Babies make terrible spies

I was chatting with my buddy Brett a week or so ago, and he was mentioning how his house smells of baby shit all the time, and I mentioned that would probably disqualify them as spies. I say it again, should any spy agencies be monitoring this blog (you know who you are)--you must not, under any circumstances, employ babies as operatives.

This should go without saying, and yet I do say it. Babies, while cute and cuddly, make lousy spies. First off, they know no languages, and this seems to me to be a failing of the first rank. They can't understand anyone they're spying on. I don't know a single baby who can speak Russian, or Farsi. You can say a few words in Chinese to them, and they'll smile, but you know they're faking. They don't even know English!! This makes the reports they file utterly useless.

And they cry, often at the worst moment imaginable. There you are, with your new baby spy partner, and you are listening round a corner to some secret meeting between peace protesters, and all of a sudden, your partner starts crying, for no other reason than that he's cranky! And you have to pick him up, if indeed you weren't already holding him, and gently jiggle keys over his face until he quiets down. This is a partner who is not pulling his own weight. Indeed, is incapable of pulling any weight at all. His physical strength is negligible, so forget about any backup when the peace protesters, having been alerted to your presence, start kicking your ass!

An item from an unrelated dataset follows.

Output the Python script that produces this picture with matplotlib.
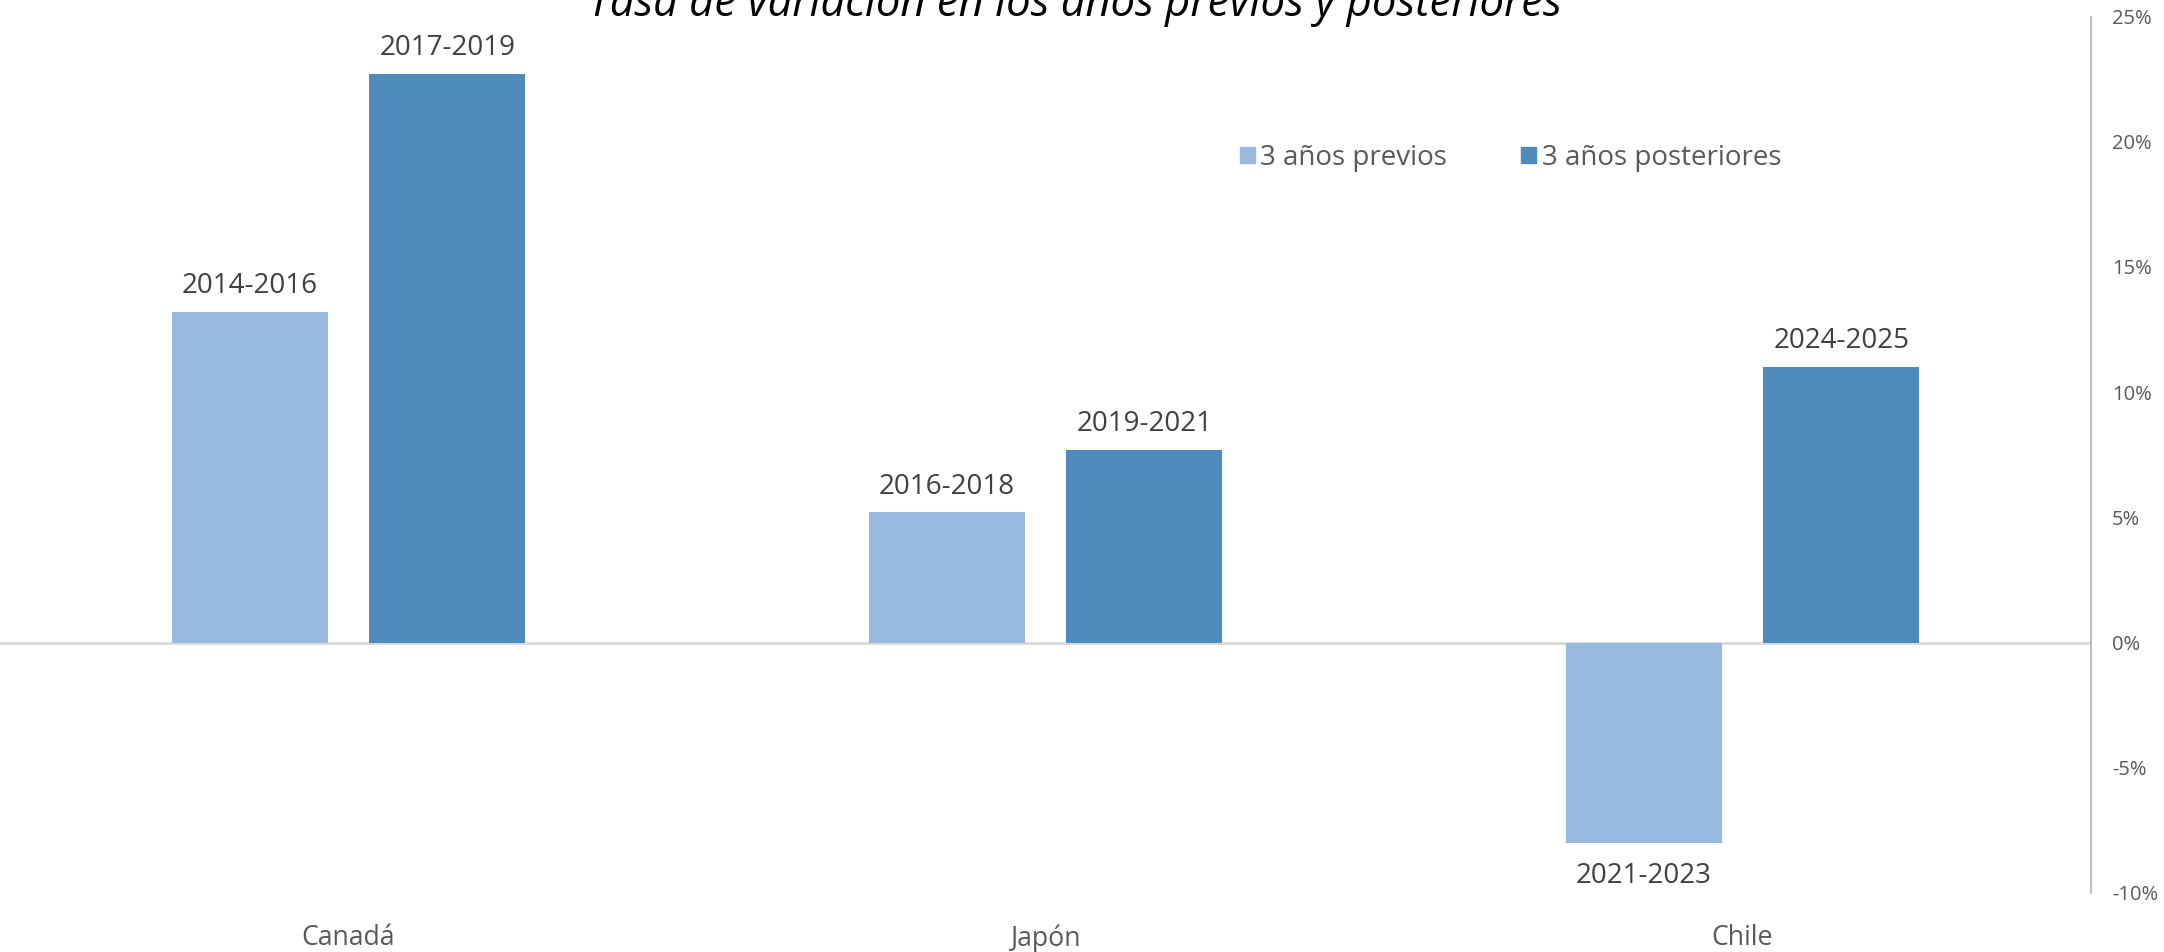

Then there is the smell. Anyone who has smelled baby doo doo never forgets it. And there is no predicting when your partner will let loose, either. Actually there is. It's going to be about every 2 hours. Every two hours. You can set your secret combination GPS tracker/flashlight spy watch to it. You will be making a secret drop of spy photos, and your partner will be making his own drop. Count on it. And his will smell much worse than the developing fluid on your microfilm.

The list goes on and on. He is not going to outrun anyone. His analytical skills are laughable. His sex appeal actually runs to negative numbers (even if you have loads of sex appeal yourself, his poor abilities as a wing man resets the meter to zero). He is incapable of playing most games, like baccarat or bridge. He simply lacks the attention span to think even one move ahead. 

You can't even use a baby as a prop. He is unreliable in that capacity. You can dress in hemp clothes, cover yourself in henna tattoos, twist your hair into dreadlocks, and put your partner in a baby/daddy sling, and blend in with the other protesters outside the WTO meeting, and just when you are about to draw out from one of them the top secret master plan for liberal world domination, your "partner" will choose this time to point at you and to coo his first word "SPY!"

So, please, for the sake of us all, do not employ babies as spies. Thank you.